You'd think running would come naturally, when you're a kid you do it all the time and it seems easy, but then I suppose youth, flexibility and an abundance of energy to burn help a lot. Sedentary lifestyles and bad posture most definitly do not.

Over the last month I've been looking at my running technique, and to be honest, when I first started to analyze it, I realised it was shocking. My feet were all over the place, I dropped slightly on one side, my legs were definitely not raising up correctly and I was getting injury after injury. In my defence, I was satrting from being overweight and unhealthy, so expecting my body to start miraculously performing, like it used too, was never going to happen.

If I had to say there was one thing that my bootcamp training didn't cover, and maybe should, was running posture and technique. There's a lot of running involved in bootcamp training, mainly short sprints, but also some longer sessions, so it would have been handy to have been corrected. I guess I could also have asked :), but instead I went to the internet and started trawling through videos and articles. There is a lot of good stuff out there, a lot of technical information, a lot of long reads, but this blog post below gave, what I think, was most of the relevant information, quickly, concisely and in written and video form. The short videos by 'Running with Eric" were particularly good.

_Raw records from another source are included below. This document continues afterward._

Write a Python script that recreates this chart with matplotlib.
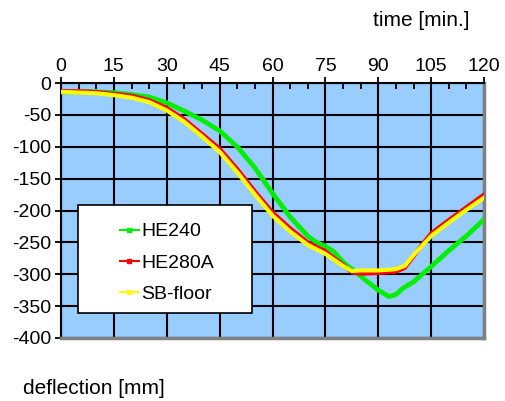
import matplotlib
matplotlib.use('Agg')
import matplotlib.pyplot as plt
from matplotlib.lines import Line2D
from matplotlib.patches import Rectangle
import numpy as np

# time [min] and deflection [mm]
t_he240 = [0, 5, 10, 15, 20, 25, 30, 35, 40, 45, 50, 55, 60, 65, 70, 72.5, 75, 77.5,
           80, 85, 90, 93, 95, 97, 100, 105, 110, 115, 120]
d_he240 = [-14, -14, -14, -15, -18, -22, -31, -44, -58, -75, -100, -133, -173, -210, -240,
           -250, -256, -265, -281, -303, -325, -335, -332, -322, -312, -288, -263, -240, -214]

t_he280a = [0, 5, 10, 15, 20, 25, 30, 35, 40, 45, 50, 55, 60, 65, 70, 75, 80, 82.5,
            85, 90, 95, 97.5, 100, 102.5, 105, 110, 115, 120]
d_he280a = [-13, -13, -14, -17, -20, -27, -39, -57, -80, -103, -135, -170, -203, -228, -250,
            -264, -285, -297, -299, -298, -296, -290, -272, -253, -236, -215, -195, -175]

t_sb = [0, 5, 10, 15, 20, 25, 30, 35, 40, 45, 50, 55, 60, 65, 70, 75, 80, 82.5,
        85, 90, 95, 97.5, 100, 102.5, 105, 110, 115, 120]
d_sb = [-14, -15, -16, -19, -23, -30, -43, -61, -84, -108, -140, -175, -208, -233, -254,
        -268, -287, -295, -294, -294, -292, -287, -270, -255, -240, -219, -199, -180]

series_names = ['HE240', 'HE280A', 'SB-floor']
series_colors = ['#00EE00', '#FF0000', '#FFFF00']

x_ticks = np.arange(0, 121, 15)
y_ticks = np.arange(-400, 1, 50)

plt.rcParams['font.family'] = ['Liberation Sans', 'DejaVu Sans']
plt.rcParams['axes.unicode_minus'] = False
fs = 14

W, H = 505, 401
fig = plt.figure(figsize=(W / 100, H / 100), dpi=100)

left, right, top, bottom = 61, 484, 83, 338
ax = fig.add_axes([left / W, 1 - bottom / H, (right - left) / W, (bottom - top) / H])
ax.set_facecolor('#99CCFF')

ax.plot(t_he240, d_he240, color=series_colors[0], lw=3.4, zorder=3)
ax.plot(t_he280a, d_he280a, color=series_colors[1], lw=3.0, zorder=4)
ax.plot(t_sb, d_sb, color=series_colors[2], lw=3.0, zorder=5)

ax.set_xlim(0, 120)
ax.set_ylim(-400, 0)
ax.set_xticks(x_ticks)
ax.set_yticks(y_ticks)
ax.set_xticks(np.arange(0, 121, 5), minor=True)
ax.xaxis.tick_top()
ax.tick_params(axis='x', which='major', direction='inout', length=8, width=1.3,
               labelsize=fs, pad=2)
ax.tick_params(axis='x', which='minor', direction='in', length=4, width=1.3)
ax.tick_params(axis='y', which='major', direction='out', length=4, width=1.3,
               labelsize=fs, pad=3)
ax.grid(True, which='major', color='black', lw=1.5, zorder=1)
ax.set_axisbelow(True)

for side in ['top', 'left']:
    ax.spines[side].set_color('black')
    ax.spines[side].set_linewidth(1.5)
for side in ['right', 'bottom']:
    ax.spines[side].set_color('#808080')
    ax.spines[side].set_linewidth(2.5)

# legend box
box = Rectangle((0.040, 0.098), 0.4115, 0.4236, transform=ax.transAxes,
                facecolor='white', edgecolor='black', lw=1.2, zorder=6)
ax.add_patch(box)
handles = [Line2D([], [], color=c, lw=1.5, marker='s', markersize=3) for c in series_colors]
leg = ax.legend(handles, series_names, loc='upper left', bbox_to_anchor=(0.12, 0.482),
                frameon=False, fontsize=fs, handlelength=1.0, handletextpad=0.1,
                labelspacing=0.7, borderaxespad=0)
leg.set_zorder(7)

fig.text(373 / W, 1 - 20 / H, 'time [min.]', ha='left', va='center', fontsize=15)
fig.text(23 / W, 1 - 388 / H, 'deflection [mm]', ha='left', va='center', fontsize=15)

fig.savefig('out.png', dpi=100)
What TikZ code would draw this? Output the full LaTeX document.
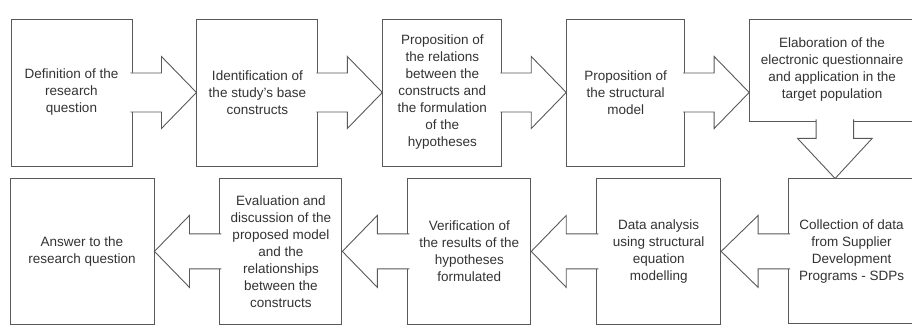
\documentclass[tikz,border=0pt]{standalone}
\usepackage{fontspec}
\setmainfont{Liberation Sans}
\usepackage{xcolor}
\usepackage{tikz}
\usetikzlibrary{positioning, calc}

\begin{document}
\begin{tikzpicture}[
		node distance=64pt and 64pt,
		box/.style={rectangle, draw=black!65, line width=0.9pt, fill=white, minimum width=121pt, minimum height=147pt, align=center, inner sep=2pt, text=black!80, font=\fontsize{13.5}{17}\selectfont},
		blockarrow/.style={draw=black!65, line width=0.9pt, fill=white, line join=miter}
		]
		\useasboundingbox (0,0) rectangle (912pt,334pt);
		
		% Top row, left to right
		\node[box] (def) at (71.5pt,241.5pt) {Definition of the\\research\\question};
		\node[box, right=of def] (ident) {Identification of\\the study's base\\constructs};
		\node[box, right=of ident, minimum width=119pt] (relat) {Proposition of\\the relations\\between the\\constructs and\\the formulation\\of the\\hypotheses};
		\node[box, right=of relat, minimum width=118pt] (model) {Proposition of\\the structural\\model};
		\node[box, below right=0pt and 64pt of model.north east, minimum width=165pt, minimum height=102pt] (elab) {Elaboration of the\\electronic questionnaire\\and application in the\\target population};
		
		% Bottom row, right to left
		\node[box, below left=57pt and 0pt of elab.south east, minimum width=126pt, minimum height=145pt] (collect) {Collection of data\\from Supplier\\Development\\Programs - SDPs};
		\node[box, left=67pt of collect, minimum width=124pt, minimum height=146pt] (analysis) {Data analysis\\using structural\\equation\\modelling};
		\node[box, left=65pt of analysis, minimum width=123pt, minimum height=146pt] (verif) {Verification of\\the results of the\\hypotheses\\formulated};
		\node[box, left=65pt of verif, minimum width=122pt, minimum height=146pt] (eval) {Evaluation and\\discussion of the\\proposed model\\and the\\relationships\\between the\\constructs};
		\node[box, left=65pt of eval, minimum width=144pt, minimum height=146pt] (answer) {Answer to the\\research question};
		
		% Block arrows along the top row
		\draw[blockarrow] ($(def.east)+(-2pt,19.5pt)$) -- ++(31pt,0) -- ++(0,16.5pt) -- (def.east -| ident.west) -- ($(def.east)+(29pt,-36pt)$) -- ++(0,16.5pt) -- ++(-31pt,0);
		\draw[blockarrow] ($(ident.east)+(-2pt,19.5pt)$) -- ++(31pt,0) -- ++(0,16.5pt) -- (ident.east -| relat.west) -- ($(ident.east)+(29pt,-36pt)$) -- ++(0,16.5pt) -- ++(-31pt,0);
		\draw[blockarrow] ($(relat.east)+(-2pt,19.5pt)$) -- ++(31pt,0) -- ++(0,16.5pt) -- (relat.east -| model.west) -- ($(relat.east)+(29pt,-36pt)$) -- ++(0,16.5pt) -- ++(-31pt,0);
		\draw[blockarrow] ($(model.east)+(-2pt,19.5pt)$) -- ++(31pt,0) -- ++(0,16.5pt) -- (model.east -| elab.west) -- ($(model.east)+(29pt,-36pt)$) -- ++(0,16.5pt) -- ++(-31pt,0);
		
		% Block arrow down to the bottom row
		\draw[blockarrow] ($(elab.south)+(-16pt,2pt)$) -- ++(0,-19pt) -- ++(-18.5pt,0) -- ($(elab.south |- collect.north)+(3pt,0)$) -- ($(elab.south)+(40pt,-17pt)$) -- ++(-18.5pt,0) -- ++(0,19pt);
		
		% Block arrows along the bottom row
		\draw[blockarrow] ($(collect.west)+(2pt,17.5pt)$) -- ++(-32pt,0) -- ++(0,18.5pt) -- (collect.west -| analysis.east) -- ($(collect.west)+(-30pt,-36pt)$) -- ++(0,18.5pt) -- ++(32pt,0);
		\draw[blockarrow] ($(analysis.west)+(2pt,17.5pt)$) -- ++(-32pt,0) -- ++(0,18.5pt) -- (analysis.west -| verif.east) -- ($(analysis.west)+(-30pt,-36pt)$) -- ++(0,18.5pt) -- ++(32pt,0);
		\draw[blockarrow] ($(verif.west)+(2pt,17.5pt)$) -- ++(-32pt,0) -- ++(0,18.5pt) -- (verif.west -| eval.east) -- ($(verif.west)+(-30pt,-36pt)$) -- ++(0,18.5pt) -- ++(32pt,0);
		\draw[blockarrow] ($(eval.west)+(2pt,17.5pt)$) -- ++(-32pt,0) -- ++(0,18.5pt) -- (eval.west -| answer.east) -- ($(eval.west)+(-30pt,-36pt)$) -- ++(0,18.5pt) -- ++(32pt,0);
		
	\end{tikzpicture}
\end{document}
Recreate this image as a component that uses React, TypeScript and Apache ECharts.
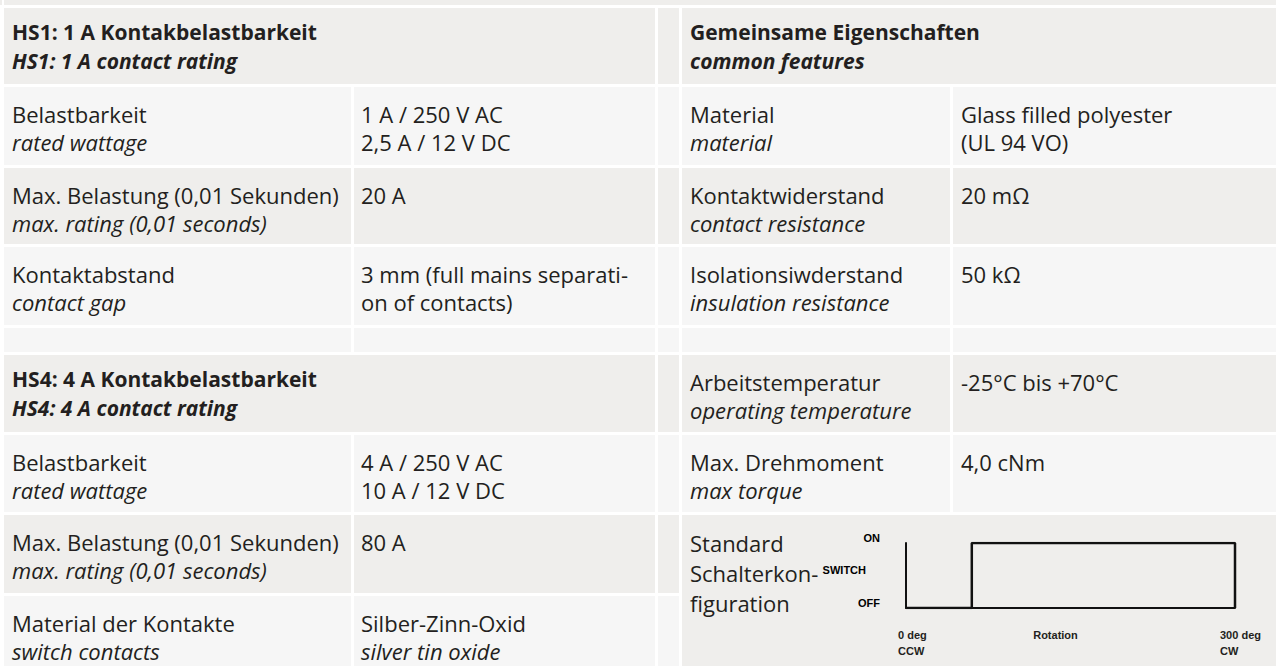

This is not to say it's been easy since I started working on this, it's not, it takes a lot of repetitive work to retrain your body's movement. At this point my running form has improved, mainly in the early phases of a tun, but it is still hard for me to maintain all the way through when fatigue starts to kick in or the mind stops focussing on the task. But as they say 'take baby steps' and you'll get there. Ultimately you shouldn't need to concentrate or think about how you run, it should be an engrained process. But for now I just remind myself I'm a work in progress.